=== What is expected ===
From the listing below, count the lines where the string "chart" occurs. Give the number, with no other words.

--- Begin Source data ---

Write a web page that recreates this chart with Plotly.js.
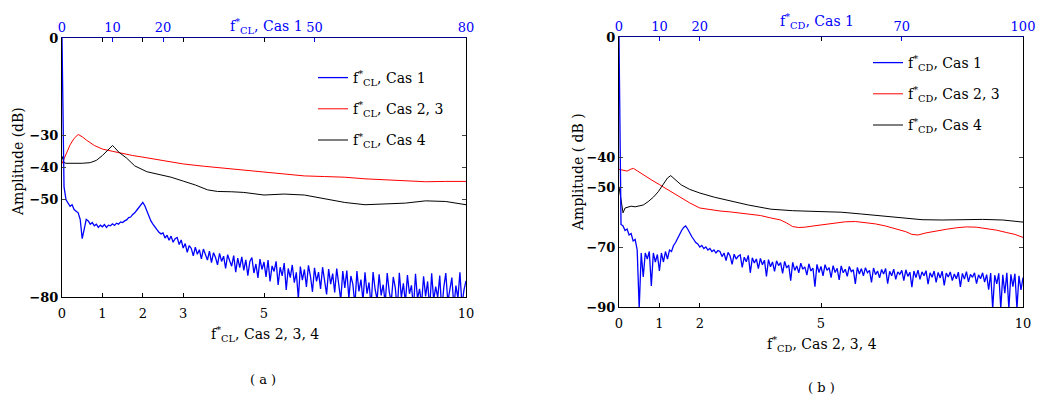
<!DOCTYPE html>
<html><head><meta charset="utf-8">
<script src="https://cdn.plot.ly/plotly-3.0.1.min.js"></script>
<style>html,body{margin:0;padding:0;background:#fff}#chart{width:1038px;height:396px}</style>
</head><body><div id="chart"></div>
<script>
// ---------- Panel (a): lift coefficient spectra ----------
// Cas 1 (top axis, 0..80), evenly sampled over its range
const cas1LeftRange = [0, 80];
const cas1LeftY = [
 0, -46, -50, -51, -52, -51.5, -53, -53.5, -54, -56,
 -62, -59, -56, -56.5, -57.5, -57, -58, -57.5, -58.5, -57.8,
 -58.3, -57.6, -58.5, -57.8, -58, -57.4, -57.9, -57.2, -57.5, -56.8,
 -57, -56.5, -56.2, -55.5, -55.3, -54.5, -54, -53.2, -52.5, -51.5,
 -50.8, -51.8, -53.5, -55, -56.5, -57.5, -58.5, -59.2, -60, -60.5,
 -60.2, -61.8, -60.9, -62.5, -61.2, -63.1, -62.0, -61.6, -63.8, -62.4,
 -64.9, -63.5, -66.2, -64.1, -65.0, -67.3, -64.6, -66.8, -65.4, -68.2,
 -65.2, -66.9, -68.6, -65.8, -69.4, -66.3, -67.8, -70.1, -66.5, -69.0,
 -67.4, -71.2, -66.9, -68.8, -70.5, -67.2, -72.3, -68.0, -70.9, -67.6,
 -71.8, -68.5, -73.4, -69.0, -67.8, -72.6, -69.8, -74.1, -68.3, -71.5,
 -69.2, -73.8, -68.6, -75.2, -70.4, -72.1, -69.0, -76.3, -70.8, -73.5,
 -69.5, -77.8, -71.2, -74.0, -70.1, -75.6, -72.4, -80.5, -70.6, -74.8,
 -71.5, -76.9, -70.2, -73.6, -78.4, -71.0, -75.2, -72.3, -77.5, -70.8,
 -74.6, -79.2, -71.4, -76.0, -72.8, -78.6, -71.2, -75.3, -81.0, -72.0,
 -77.2, -71.8, -80.4, -73.5, -76.1, -82.5, -72.0, -78.3, -74.6, -81.2,
 -72.4, -79.0, -75.5, -83.0, -72.3, -77.6, -80.8, -73.0, -79.5, -76.2,
 -82.0, -72.6, -78.4, -81.5, -73.8, -77.2, -84.0, -72.5, -80.2, -75.8,
 -81.8, -73.2, -79.0, -76.4, -83.5, -72.8, -80.6, -77.5, -82.2, -73.6,
 -79.8, -75.2, -83.8, -72.7, -81.0, -76.8, -80.2, -73.4, -84.5, -77.0,
 -72.6, -81.5, -78.2, -74.0, -83.2, -76.5, -80.4, -72.4, -82.6, -77.8,
 -75.0
];
const cas23LeftX = [0, 0.1, 0.2, 0.3, 0.4, 0.5, 0.6, 0.8, 1.0, 1.25, 1.5, 1.75, 2.0, 2.5, 3.0, 3.5, 4.0, 4.5, 5.0, 5.5, 6.0, 6.5, 7.0, 7.5, 8.0, 8.5, 9.0, 9.5, 10];
const cas23LeftY = [-38.8, -36, -33, -31, -29.8, -30.5, -31.5, -33.2, -34.3, -35, -35.7, -36.3, -36.8, -37.8, -38.9, -39.6, -40.2, -40.8, -41.3, -42, -42.6, -42.8, -43, -43.5, -43.8, -44.2, -44.4, -44.3, -44.3];
const cas4LeftX = [0, 0.05, 0.1, 0.3, 0.5, 0.7, 0.85, 1.0, 1.1, 1.2, 1.25, 1.3, 1.4, 1.6, 1.8, 2.1, 2.4, 2.7, 3.0, 3.3, 3.6, 3.85, 4.2, 4.5, 5.0, 5.5, 6.0, 6.5, 7.0, 7.5, 8.0, 8.5, 9.0, 9.5, 10];
const cas4LeftY = [-36.5, -38.5, -38.7, -38.8, -38.7, -38.5, -37.8, -36.3, -35, -33.6, -33.2, -33.8, -35.2, -37.1, -39.5, -41.3, -42.2, -43, -44.2, -45.4, -46.9, -47.4, -47.5, -47.7, -48.5, -48.2, -48.5, -49.7, -50.8, -51.5, -51.3, -51, -50.3, -50.5, -51.5];
const leftBottomTicks = [0, 1, 2, 3, 5, 10];
const leftTopTicks = [0, 10, 20, 50, 80];
const leftYTicks = [0, -30, -40, -50, -80];

// ---------- Panel (b): drag coefficient spectra ----------
const cas1RightRange = [0, 100];
const cas1RightY = [
 0, -62.5, -63, -64.5, -64, -66, -65.5, -68, -67.5, -71,
 -90.5, -72, -80, -72, -74, -71.5, -83, -72, -75, -72.5,
 -78, -72, -75, -71.5, -74, -71, -71.5, -69.5, -68.5, -67,
 -66, -64.5, -63.5, -63, -64, -65.5, -66.5, -67.5, -68.5, -69,
 -70, -69.5, -70.5, -70, -71, -70.5, -71.5, -71, -72, -71.2,
 -71.5, -73.2, -72.0, -74.5, -71.8, -73.0, -75.8, -72.4, -74.0, -73.1,
 -72.6, -76.8, -73.4, -74.9, -72.8, -78.6, -73.6, -75.3, -74.0, -77.2,
 -73.8, -75.9, -74.4, -79.8, -74.2, -76.6, -75.0, -78.1, -74.6, -76.2,
 -75.2, -78.8, -74.8, -77.0, -76.0, -81.2, -75.1, -77.8, -76.3, -78.6,
 -75.4, -77.4, -76.6, -79.4, -75.6, -78.0, -77.0, -83.2, -75.8, -78.5,
 -76.5, -79.6, -75.9, -77.8, -76.9, -80.2, -76.2, -78.5, -77.1, -81.0,
 -76.3, -78.6, -77.4, -79.8, -76.5, -78.2, -77.6, -82.3, -76.8, -79.0,
 -77.2, -79.6, -76.9, -78.6, -77.8, -81.8, -77.0, -79.2, -78.0, -80.3,
 -77.5, -79.0, -77.2, -82.2, -78.1, -79.6, -77.4, -80.8, -78.3, -79.1,
 -77.8, -81.2, -77.6, -79.8, -78.4, -83.4, -78.0, -80.2, -77.7, -80.8,
 -78.3, -79.6, -77.9, -82.4, -78.6, -80.1, -78.0, -81.8, -78.5, -80.3,
 -78.1, -82.8, -78.7, -80.0, -78.3, -81.2, -79.0, -80.6, -78.4, -83.3,
 -78.8, -80.7, -78.2, -81.6, -79.1, -80.1, -78.6, -82.2, -79.3, -80.6,
 -78.6, -81.7, -79.2, -84.2, -78.7, -90.5, -79.4, -82.3, -78.8, -90.5,
 -79.3, -85.4, -78.6, -90.5, -79.1, -83.2, -78.9, -90.5, -79.6, -84.3,
 -80.2
];
const cas23RightX = [0, 0.1, 0.2, 0.3, 0.36, 0.45, 0.6, 0.8, 1.0, 1.25, 1.5, 1.75, 2.0, 2.25, 2.5, 2.75, 3.0, 3.25, 3.5, 3.75, 4.0, 4.15, 4.3, 4.45, 4.6, 4.8, 5.1, 5.35, 5.6, 5.85, 6.1, 6.35, 6.6, 6.85, 7.1, 7.25, 7.4, 7.6, 7.85, 8.1, 8.35, 8.6, 8.85, 9.1, 9.35, 9.6, 9.8, 10];
const cas23RightY = [-44.1, -44.5, -44.7, -44, -43.8, -44.6, -46, -47.6, -49.2, -51.2, -53.2, -55.3, -57, -57.6, -58, -58.3, -58.7, -59, -59.5, -60.3, -61, -62, -63.2, -63.5, -63.4, -63, -62.4, -62, -61.6, -61.5, -61.9, -62.3, -63, -64, -64.9, -65.8, -66, -65.3, -64.6, -64.1, -63.6, -63.3, -63.4, -63.9, -64.4, -65.2, -65.8, -66.8];
const cas4RightX = [0, 0.04, 0.1, 0.15, 0.2, 0.3, 0.4, 0.5, 0.6, 0.72, 0.85, 0.97, 1.05, 1.13, 1.2, 1.28, 1.4, 1.54, 1.75, 2.0, 2.36, 2.8, 3.2, 3.76, 4.3, 5.0, 5.5, 6.0, 6.5, 7.0, 7.5, 8.0, 8.5, 9.0, 9.5, 10];
const cas4RightY = [-49.9, -53, -58.6, -57, -56.8, -56.4, -56.6, -56.3, -56, -54.9, -53.4, -51.6, -50, -48.2, -47, -46.2, -47.5, -49.3, -50.8, -52, -53.4, -54.8, -56, -57.4, -57.9, -58.2, -58.4, -59, -59.6, -60.4, -60.9, -61, -60.8, -60.8, -61, -61.7];
const rightBottomTicks = [0, 1, 2, 5, 10];
const rightTopTicks = [0, 10, 20, 70, 100];
const rightYTicks = [0, -40, -50, -70, -90];

// ---------- helpers ----------
const W = 1038, H = 396;
const FONT = 'DejaVu Serif, Liberation Serif, serif';
const BLUE = '#0000ff', RED = '#ff0000', BLACK = '#000000';
const fx = p => p / W, fy = p => 1 - p / H;
function grid(range, n) { const a = []; for (let i = 0; i < n; i++) a.push(range[0] + i * (range[1] - range[0]) / (n - 1)); return a; }

const traces = [
  {x: grid(cas1LeftRange, cas1LeftY.length), y: cas1LeftY, xaxis: 'x2', yaxis: 'y', type: 'scatter', mode: 'lines',
   line: {color: BLUE, width: 1.3}, name: 'f<sup>*</sup><sub>CL</sub>, Cas 1', legend: 'legend', legendgroup: 'a1'},
  {x: cas23LeftX, y: cas23LeftY, xaxis: 'x', yaxis: 'y', type: 'scatter', mode: 'lines',
   line: {color: RED, width: 1}, name: 'f<sup>*</sup><sub>CL</sub>, Cas 2, 3', legend: 'legend', legendgroup: 'a2'},
  {x: cas4LeftX, y: cas4LeftY, xaxis: 'x', yaxis: 'y', type: 'scatter', mode: 'lines',
   line: {color: BLACK, width: 1}, name: 'f<sup>*</sup><sub>CL</sub>, Cas 4', legend: 'legend', legendgroup: 'a3'},
  {x: grid(cas1RightRange, cas1RightY.length), y: cas1RightY, xaxis: 'x4', yaxis: 'y2', type: 'scatter', mode: 'lines',
   line: {color: BLUE, width: 1.3}, name: 'f<sup>*</sup><sub>CD</sub>, Cas 1', legend: 'legend2', legendgroup: 'b1'},
  {x: cas23RightX, y: cas23RightY, xaxis: 'x3', yaxis: 'y2', type: 'scatter', mode: 'lines',
   line: {color: RED, width: 1}, name: 'f<sup>*</sup><sub>CD</sub>, Cas 2, 3', legend: 'legend2', legendgroup: 'b2'},
  {x: cas4RightX, y: cas4RightY, xaxis: 'x3', yaxis: 'y2', type: 'scatter', mode: 'lines',
   line: {color: BLACK, width: 1}, name: 'f<sup>*</sup><sub>CD</sub>, Cas 4', legend: 'legend2', legendgroup: 'b3'}
];

const baseAx = {showgrid: false, zeroline: false, showline: true, linewidth: 1, ticks: 'inside', ticklen: 4, tickwidth: 1, fixedrange: true};
const LD = [fx(62), fx(466)], RD = [fx(619), fx(1023)];

const layout = {
  width: W, height: H, margin: {l: 0, r: 0, t: 0, b: 0},
  paper_bgcolor: '#fff', plot_bgcolor: '#fff',
  font: {family: FONT, size: 13, color: '#000'},
  showlegend: true,
  xaxis: Object.assign({}, baseAx, {domain: LD, anchor: 'y', range: [0, 10], tickmode: 'array', tickvals: leftBottomTicks,
    linecolor: BLACK, tickcolor: BLACK, mirror: 'ticks', ticklabelstandoff: 4, tickfont: {size: 13}}),
  xaxis2: Object.assign({}, baseAx, {domain: LD, anchor: 'y', overlaying: 'x', side: 'top', range: cas1LeftRange, tickmode: 'array', tickvals: leftTopTicks,
    linecolor: '#00008b', tickcolor: BLUE, tickfont: {size: 13, color: BLUE}}),
  yaxis: Object.assign({}, baseAx, {domain: [fy(297), fy(38)], anchor: 'x', range: [-80, 0], tickmode: 'array', tickvals: leftYTicks,
    linecolor: BLACK, mirror: 'ticks', tickfont: {size: 13, weight: 'bold'}}),
  xaxis3: Object.assign({}, baseAx, {domain: RD, anchor: 'y2', range: [0, 10], tickmode: 'array', tickvals: rightBottomTicks,
    linecolor: BLACK, tickcolor: BLACK, mirror: 'ticks', ticklabelstandoff: 4, tickfont: {size: 13}}),
  xaxis4: Object.assign({}, baseAx, {domain: RD, anchor: 'y2', overlaying: 'x3', side: 'top', range: cas1RightRange, tickmode: 'array', tickvals: rightTopTicks,
    linecolor: '#00008b', tickcolor: BLUE, tickfont: {size: 13, color: BLUE}}),
  yaxis2: Object.assign({}, baseAx, {domain: [fy(307), fy(37)], anchor: 'x3', range: [-90, 0], tickmode: 'array', tickvals: rightYTicks,
    linecolor: BLACK, mirror: 'ticks', tickfont: {size: 13, weight: 'bold'}}),
  legend: {x: fx(313), xanchor: 'left', y: fy(62), yanchor: 'top', bgcolor: 'rgba(0,0,0,0)', borderwidth: 0,
    font: {size: 14, family: FONT}, tracegroupgap: 10, itemclick: false},
  legend2: {x: fx(868), xanchor: 'left', y: fy(47), yanchor: 'top', bgcolor: 'rgba(0,0,0,0)', borderwidth: 0,
    font: {size: 14, family: FONT}, tracegroupgap: 10, itemclick: false},
  annotations: [
    {text: 'f<sup>*</sup><sub>CL</sub>, Cas 1', x: fx(266), y: fy(26), xref: 'paper', yref: 'paper', showarrow: false, xanchor: 'center', yanchor: 'middle', font: {size: 14, color: BLUE}},
    {text: 'f<sup>*</sup><sub>CD</sub>, Cas 1', x: fx(817), y: fy(21), xref: 'paper', yref: 'paper', showarrow: false, xanchor: 'center', yanchor: 'middle', font: {size: 14, color: BLUE}},
    {text: 'f<sup>*</sup><sub>CL</sub>, Cas 2, 3, 4', x: fx(265), y: fy(334), xref: 'paper', yref: 'paper', showarrow: false, xanchor: 'center', yanchor: 'middle', font: {size: 14}},
    {text: 'f<sup>*</sup><sub>CD</sub>, Cas 2, 3, 4', x: fx(822), y: fy(344), xref: 'paper', yref: 'paper', showarrow: false, xanchor: 'center', yanchor: 'middle', font: {size: 14}},
    {text: '( a )', x: fx(263), y: fy(379), xref: 'paper', yref: 'paper', showarrow: false, xanchor: 'center', yanchor: 'middle', font: {size: 13}},
    {text: '( b )', x: fx(821), y: fy(387), xref: 'paper', yref: 'paper', showarrow: false, xanchor: 'center', yanchor: 'middle', font: {size: 13}},
    {text: 'Amplitude (dB)', x: fx(18), y: fy(162), xref: 'paper', yref: 'paper', showarrow: false, xanchor: 'center', yanchor: 'middle', textangle: -90, font: {size: 14}},
    {text: 'Amplitude ( dB )', x: fx(578), y: fy(172), xref: 'paper', yref: 'paper', showarrow: false, xanchor: 'center', yanchor: 'middle', textangle: -90, font: {size: 14}}
  ]
};

Plotly.newPlot('chart', traces, layout, {staticPlot: true, displayModeBar: false});
</script></body></html>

--- End Source data ---

=== The response ===
4